• WORK TO COMPLETE: Every record should be written out exactly, with the pictures left out.

Source code of charts:
______________________________

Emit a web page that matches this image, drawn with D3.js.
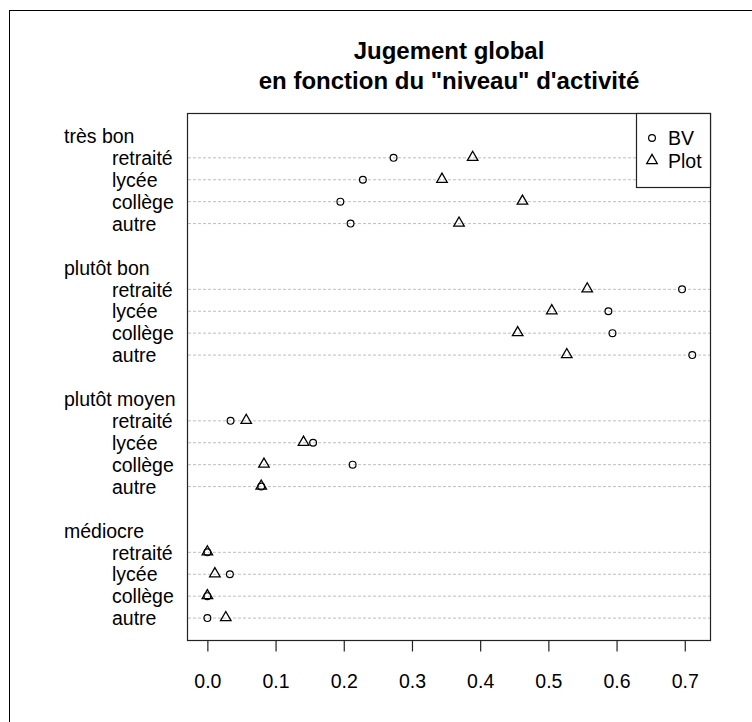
<!DOCTYPE html>
<html>
<head>
<meta charset="utf-8">
<script src="https://cdn.jsdelivr.net/npm/d3@7"></script>
<style>
  html, body { margin: 0; padding: 0; background: #fff; }
  svg { display: block; }
  text { font-family: "Liberation Sans", Arial, sans-serif; fill: #000; }
</style>
</head>
<body>
<svg id="chart" width="752" height="722"></svg>
<script>
// ---- data ----
const groups = ["très bon", "plutôt bon", "plutôt moyen", "médiocre"];
const levels = ["retraité", "lycée", "collège", "autre"];
// values per group, in the order of levels
const bvValues = [
  [0.273, 0.228, 0.195, 0.210],   // très bon
  [0.696, 0.588, 0.594, 0.711],   // plutôt bon
  [0.034, 0.155, 0.213, 0.079],   // plutôt moyen
  [0.000, 0.033, 0.000, 0.000]    // médiocre
];
const plotValues = [
  [0.389, 0.344, 0.462, 0.369],
  [0.557, 0.505, 0.455, 0.527],
  [0.057, 0.141, 0.083, 0.079],
  [0.000, 0.011, 0.000, 0.027]
];
const seriesNames = ["BV", "Plot"];
const xTicks = [0, 0.1, 0.2, 0.3, 0.4, 0.5, 0.6, 0.7];
const titleLines = ["Jugement global", "en fonction du \"niveau\" d'activité"];

// ---- layout ----
const svg = d3.select("#chart");
const box = { left: 188, right: 710, top: 114, bottom: 640 };

// positions like R dotchart: bottom group first, 2 units gap per group
const nG = groups.length, nL = levels.length;
function rowPos(g, l) {
  const gb = nG - 1 - g;
  return gb * (nL + 2) + (nL - l);
}
function groupLabelPos(g) {
  const gb = nG - 1 - g;
  return gb * (nL + 2) + nL + 1;
}

const x = d3.scaleLinear().domain([-0.0284, 0.737]).range([box.left, box.right]);
const y = d3.scaleLinear().domain([0, 24]).range([box.bottom, box.top]);

// outer frame
svg.append("rect")
  .attr("x", 9.5).attr("y", 10.5).attr("width", 800).attr("height", 800)
  .attr("fill", "none").attr("stroke", "#000").attr("stroke-width", 1);

// title
svg.selectAll("text.title").data(titleLines).join("text")
  .attr("class", "title")
  .attr("x", (box.left + box.right) / 2)
  .attr("y", (d, i) => 59 + i * 30)
  .attr("text-anchor", "middle")
  .attr("font-size", "24px")
  .attr("font-weight", "bold")
  .text(d => d);

// rows
const rows = [];
groups.forEach((g, gi) => {
  levels.forEach((l, li) => {
    rows.push({ group: g, level: l, pos: rowPos(gi, li), bv: bvValues[gi][li], plot: plotValues[gi][li] });
  });
});

// dotted guide lines
svg.selectAll("line.guide").data(rows).join("line")
  .attr("class", "guide")
  .attr("x1", box.left).attr("x2", box.right)
  .attr("y1", d => y(d.pos)).attr("y2", d => y(d.pos))
  .attr("stroke", "#bebebe").attr("stroke-width", 1)
  .attr("stroke-dasharray", "3,2");

// row labels
svg.selectAll("text.rowlab").data(rows).join("text")
  .attr("class", "rowlab")
  .attr("x", 112)
  .attr("y", d => y(d.pos))
  .attr("dy", "0.37em")
  .attr("font-size", "19.5px")
  .text(d => d.level);

// group labels
svg.selectAll("text.grouplab").data(groups).join("text")
  .attr("class", "grouplab")
  .attr("x", 64)
  .attr("y", (d, i) => y(groupLabelPos(i)))
  .attr("dy", "0.37em")
  .attr("font-size", "19.5px")
  .text(d => d);

// points
const triPath = d3.symbol(d3.symbolTriangle, 48)();
svg.selectAll("circle.bv").data(rows).join("circle")
  .attr("class", "bv")
  .attr("cx", d => x(d.bv)).attr("cy", d => y(d.pos))
  .attr("r", 3.4)
  .attr("fill", "none").attr("stroke", "#000").attr("stroke-width", 1.2);

svg.selectAll("path.plot").data(rows).join("path")
  .attr("class", "plot")
  .attr("d", triPath)
  .attr("transform", d => `translate(${x(d.plot)},${y(d.pos) - 0.5})`)
  .attr("fill", "none").attr("stroke", "#000").attr("stroke-width", 1.3);

// plot box
svg.append("rect")
  .attr("x", box.left - 0.5).attr("y", box.top - 0.5)
  .attr("width", box.right - box.left + 1).attr("height", box.bottom - box.top + 1)
  .attr("fill", "none").attr("stroke", "#222").attr("stroke-width", 1.2);

// x axis
const axis = d3.axisBottom(x).tickValues(xTicks).tickFormat(d3.format(".1f"))
  .tickSize(11).tickPadding(23);
const gAxis = svg.append("g").attr("transform", `translate(0,${box.bottom + 0.5})`).call(axis);
gAxis.select(".domain").remove();
gAxis.selectAll(".tick line").attr("stroke", "#222").attr("stroke-width", 1.2);
gAxis.selectAll(".tick text")
  .attr("font-size", "19.5px")
  .attr("font-family", "Liberation Sans, Arial, sans-serif")
  .attr("fill", "#000");

// legend
const leg = { x0: 637, y0: 114, x1: 710, y1: 187 };
svg.append("rect")
  .attr("x", leg.x0 - 0.5).attr("y", leg.y0 - 0.5)
  .attr("width", leg.x1 - leg.x0 + 1).attr("height", leg.y1 - leg.y0 + 1)
  .attr("fill", "#fff").attr("stroke", "#222").attr("stroke-width", 1.2);
const legItems = svg.selectAll("g.legitem").data(seriesNames).join("g")
  .attr("class", "legitem")
  .attr("transform", (d, i) => `translate(652,${138 + i * 23})`);
legItems.each(function(d, i) {
  const g = d3.select(this);
  if (i === 0) {
    g.append("circle").attr("r", 3.4).attr("fill", "none").attr("stroke", "#000").attr("stroke-width", 1.2);
  } else {
    g.append("path").attr("d", triPath).attr("transform", "translate(0,-0.5)")
      .attr("fill", "none").attr("stroke", "#000").attr("stroke-width", 1.3);
  }
  g.append("text").attr("x", 16).attr("dy", "0.37em").attr("font-size", "19.5px").text(d);
});
</script>
</body>
</html>
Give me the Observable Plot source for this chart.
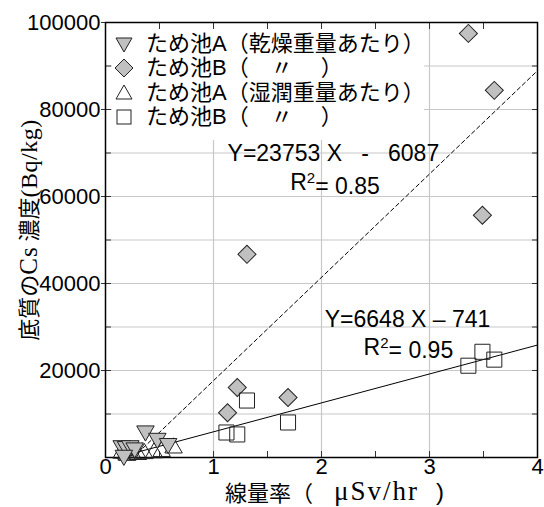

______________________________

• WORKED SOLUTION:
Emit a web page that matches this image, drawn with D3.js.
<!DOCTYPE html>
<html>
<head>
<meta charset="utf-8">
<script src="https://cdn.jsdelivr.net/npm/d3@7"></script>
<style>
  html, body { margin: 0; padding: 0; background: #fff; }
  svg { display: block; }
  text { font-family: "Liberation Sans", Arial, sans-serif; fill: #000; }
</style>
</head>
<body>
<svg id="chart" width="752" height="722"></svg>
<script>
// ---- data ----
const groups = ["très bon", "plutôt bon", "plutôt moyen", "médiocre"];
const levels = ["retraité", "lycée", "collège", "autre"];
// values per group, in the order of levels
const bvValues = [
  [0.273, 0.228, 0.195, 0.210],   // très bon
  [0.696, 0.588, 0.594, 0.711],   // plutôt bon
  [0.034, 0.155, 0.213, 0.079],   // plutôt moyen
  [0.000, 0.033, 0.000, 0.000]    // médiocre
];
const plotValues = [
  [0.389, 0.344, 0.462, 0.369],
  [0.557, 0.505, 0.455, 0.527],
  [0.057, 0.141, 0.083, 0.079],
  [0.000, 0.011, 0.000, 0.027]
];
const seriesNames = ["BV", "Plot"];
const xTicks = [0, 0.1, 0.2, 0.3, 0.4, 0.5, 0.6, 0.7];
const titleLines = ["Jugement global", "en fonction du \"niveau\" d'activité"];

// ---- layout ----
const svg = d3.select("#chart");
const box = { left: 188, right: 710, top: 114, bottom: 640 };

// positions like R dotchart: bottom group first, 2 units gap per group
const nG = groups.length, nL = levels.length;
function rowPos(g, l) {
  const gb = nG - 1 - g;
  return gb * (nL + 2) + (nL - l);
}
function groupLabelPos(g) {
  const gb = nG - 1 - g;
  return gb * (nL + 2) + nL + 1;
}

const x = d3.scaleLinear().domain([-0.0284, 0.737]).range([box.left, box.right]);
const y = d3.scaleLinear().domain([0, 24]).range([box.bottom, box.top]);

// outer frame
svg.append("rect")
  .attr("x", 9.5).attr("y", 10.5).attr("width", 800).attr("height", 800)
  .attr("fill", "none").attr("stroke", "#000").attr("stroke-width", 1);

// title
svg.selectAll("text.title").data(titleLines).join("text")
  .attr("class", "title")
  .attr("x", (box.left + box.right) / 2)
  .attr("y", (d, i) => 59 + i * 30)
  .attr("text-anchor", "middle")
  .attr("font-size", "24px")
  .attr("font-weight", "bold")
  .text(d => d);

// rows
const rows = [];
groups.forEach((g, gi) => {
  levels.forEach((l, li) => {
    rows.push({ group: g, level: l, pos: rowPos(gi, li), bv: bvValues[gi][li], plot: plotValues[gi][li] });
  });
});

// dotted guide lines
svg.selectAll("line.guide").data(rows).join("line")
  .attr("class", "guide")
  .attr("x1", box.left).attr("x2", box.right)
  .attr("y1", d => y(d.pos)).attr("y2", d => y(d.pos))
  .attr("stroke", "#bebebe").attr("stroke-width", 1)
  .attr("stroke-dasharray", "3,2");

// row labels
svg.selectAll("text.rowlab").data(rows).join("text")
  .attr("class", "rowlab")
  .attr("x", 112)
  .attr("y", d => y(d.pos))
  .attr("dy", "0.37em")
  .attr("font-size", "19.5px")
  .text(d => d.level);

// group labels
svg.selectAll("text.grouplab").data(groups).join("text")
  .attr("class", "grouplab")
  .attr("x", 64)
  .attr("y", (d, i) => y(groupLabelPos(i)))
  .attr("dy", "0.37em")
  .attr("font-size", "19.5px")
  .text(d => d);

// points
const triPath = d3.symbol(d3.symbolTriangle, 48)();
svg.selectAll("circle.bv").data(rows).join("circle")
  .attr("class", "bv")
  .attr("cx", d => x(d.bv)).attr("cy", d => y(d.pos))
  .attr("r", 3.4)
  .attr("fill", "none").attr("stroke", "#000").attr("stroke-width", 1.2);

svg.selectAll("path.plot").data(rows).join("path")
  .attr("class", "plot")
  .attr("d", triPath)
  .attr("transform", d => `translate(${x(d.plot)},${y(d.pos) - 0.5})`)
  .attr("fill", "none").attr("stroke", "#000").attr("stroke-width", 1.3);

// plot box
svg.append("rect")
  .attr("x", box.left - 0.5).attr("y", box.top - 0.5)
  .attr("width", box.right - box.left + 1).attr("height", box.bottom - box.top + 1)
  .attr("fill", "none").attr("stroke", "#222").attr("stroke-width", 1.2);

// x axis
const axis = d3.axisBottom(x).tickValues(xTicks).tickFormat(d3.format(".1f"))
  .tickSize(11).tickPadding(23);
const gAxis = svg.append("g").attr("transform", `translate(0,${box.bottom + 0.5})`).call(axis);
gAxis.select(".domain").remove();
gAxis.selectAll(".tick line").attr("stroke", "#222").attr("stroke-width", 1.2);
gAxis.selectAll(".tick text")
  .attr("font-size", "19.5px")
  .attr("font-family", "Liberation Sans, Arial, sans-serif")
  .attr("fill", "#000");

// legend
const leg = { x0: 637, y0: 114, x1: 710, y1: 187 };
svg.append("rect")
  .attr("x", leg.x0 - 0.5).attr("y", leg.y0 - 0.5)
  .attr("width", leg.x1 - leg.x0 + 1).attr("height", leg.y1 - leg.y0 + 1)
  .attr("fill", "#fff").attr("stroke", "#222").attr("stroke-width", 1.2);
const legItems = svg.selectAll("g.legitem").data(seriesNames).join("g")
  .attr("class", "legitem")
  .attr("transform", (d, i) => `translate(652,${138 + i * 23})`);
legItems.each(function(d, i) {
  const g = d3.select(this);
  if (i === 0) {
    g.append("circle").attr("r", 3.4).attr("fill", "none").attr("stroke", "#000").attr("stroke-width", 1.2);
  } else {
    g.append("path").attr("d", triPath).attr("transform", "translate(0,-0.5)")
      .attr("fill", "none").attr("stroke", "#000").attr("stroke-width", 1.3);
  }
  g.append("text").attr("x", 16).attr("dy", "0.37em").attr("font-size", "19.5px").text(d);
});
</script>
</body>
</html>
Give me the Observable Plot source for this chart.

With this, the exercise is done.